After months of rumors, canceled rides and angry members asking where ACTHA (American Competitive Trail Horse Association) had gone, the organization has finally broken its silence on the financial crisis it is facing.


In the magazine, ACTHA Monthly, a two-page spread titled “What’s Going On? The Real ACTHA Crisis” outlines the organization’s troubles, the first time the members have been addressed on the crisis even though staff members had been laid off weeks earlier, leaving the offices empty and phones ringing when members tried to contact the group.

In the article, ACTHA first offers some background. “The real truth is ACTHA has been struggling for a long time.” The article alludes to funding that didn’t come through, and investment in a new website that also didn’t materialize. It doesn’t go into any further detail on those two points. It also issues vague blame on “eccentric leadership” and “managerial frustrations” for the organization’s inability to “flourish.”

The article admits that the organization had “some financial loss” it was working to overcome and went into the winter with very low reserves.  For the first time it was unable to pay its ride hosts.

Then on Dec. 6, 2015, the ACTHA donation page was hit by a series of credit card donations. “They donated $1, $2, $20, and so on, until thousands of donations had come in totaling over $60,000.” The organization says it started paying bills and felt “rescued” and “relieved.” But then fraudulent claims started to come in.  The donations turned out to be fraudulent charges made to stolen cards, and the organization was facing $15 charge back fees on those $1 donations. ACTHA’s accounts started to fall into a “bottomless abyss of disappearing funds.”

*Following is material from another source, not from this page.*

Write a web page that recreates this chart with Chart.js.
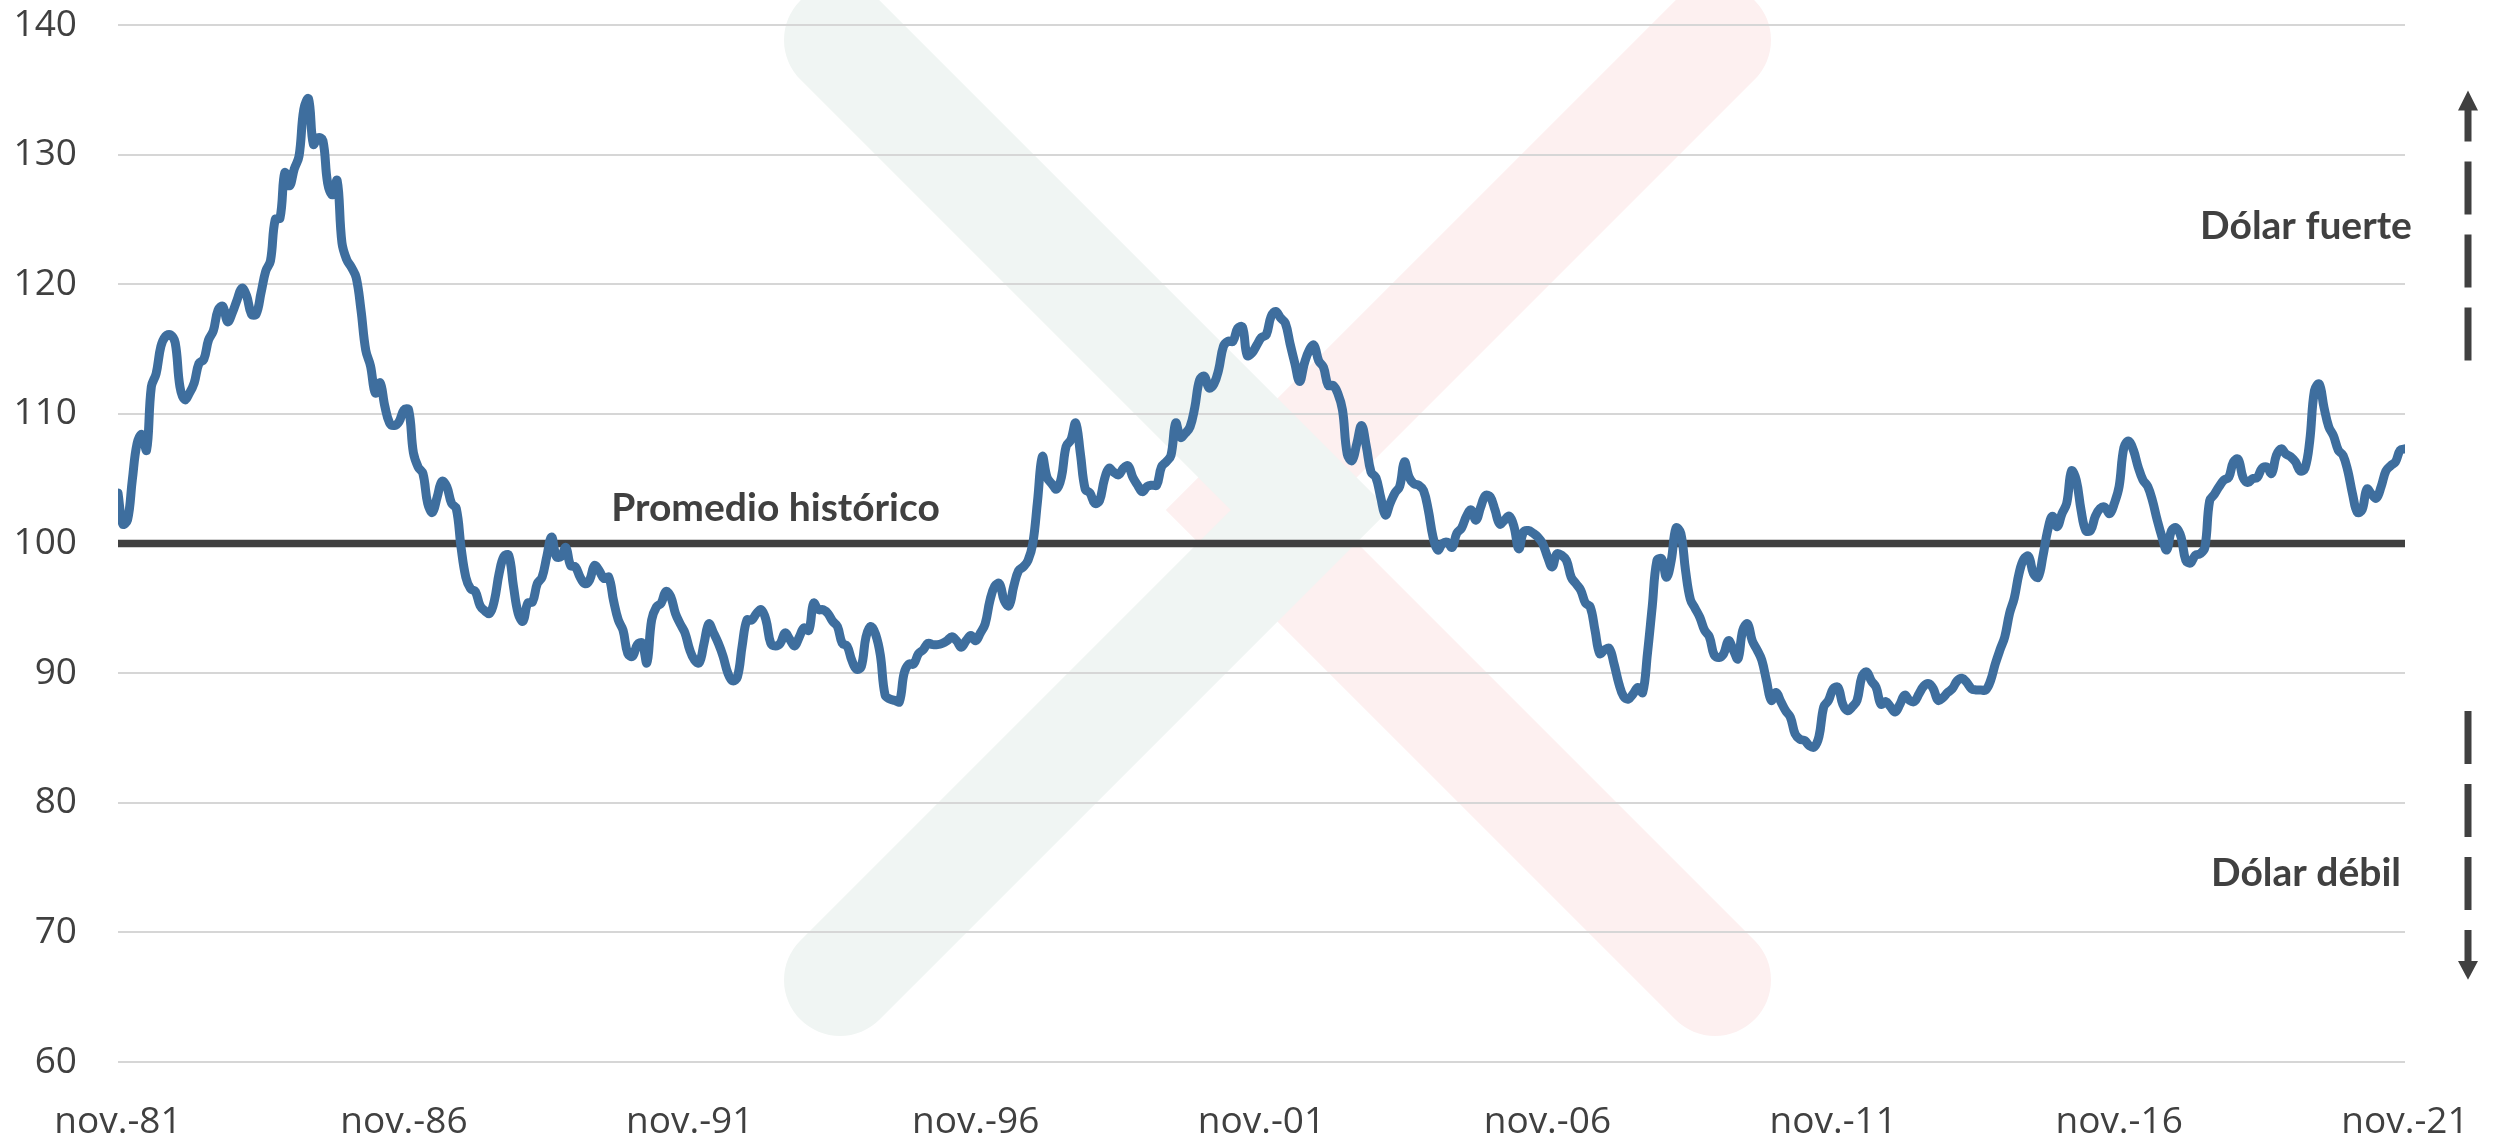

As of Jan. 1, 2016, all staff was laid off. A few continued to work as volunteers. Two people manned the customer service phones and email.  That remains the situation at this time. “Our volunteers managing Facebook cannot answer questions regarding refunds, ride closing, etc., so while it seems like they are ignoring those questions, they don’t have  access to those answers.

As to its future, ACTHA says it will not give up fighting and lists some of the people that are working to revive the organization: “a volunteer professional with experience with non-profits” a “highly active new board member … with a professional background in the corporate world” an attorney, two CPAs and state offices. “We are fighting the good fight and will not give up easily!”

The organization says it is looking at several options including Chapter 11 bankruptcy, although “that is certainly not a first choice.” ACTHA insists that its first priority is paying its ride hosts.

ACTHA is restructuring its policies and procedures “to provide an environment of accountability.”  The organization plans to create “executive teams in the areas of IT and finance, rather than having those areas controlled by one particular person.” Positions such as president, vice president, etc., will be eliminated and replaced by teams.

Rides on the schedule for February will all be canceled and refunds given while the changes to the organization are implemented.  ACTHA has obtained ride insurance and it will be activated once necessary IT changes have been made, hopefully by the end of February. Rides are expected to be able to continue by March 1.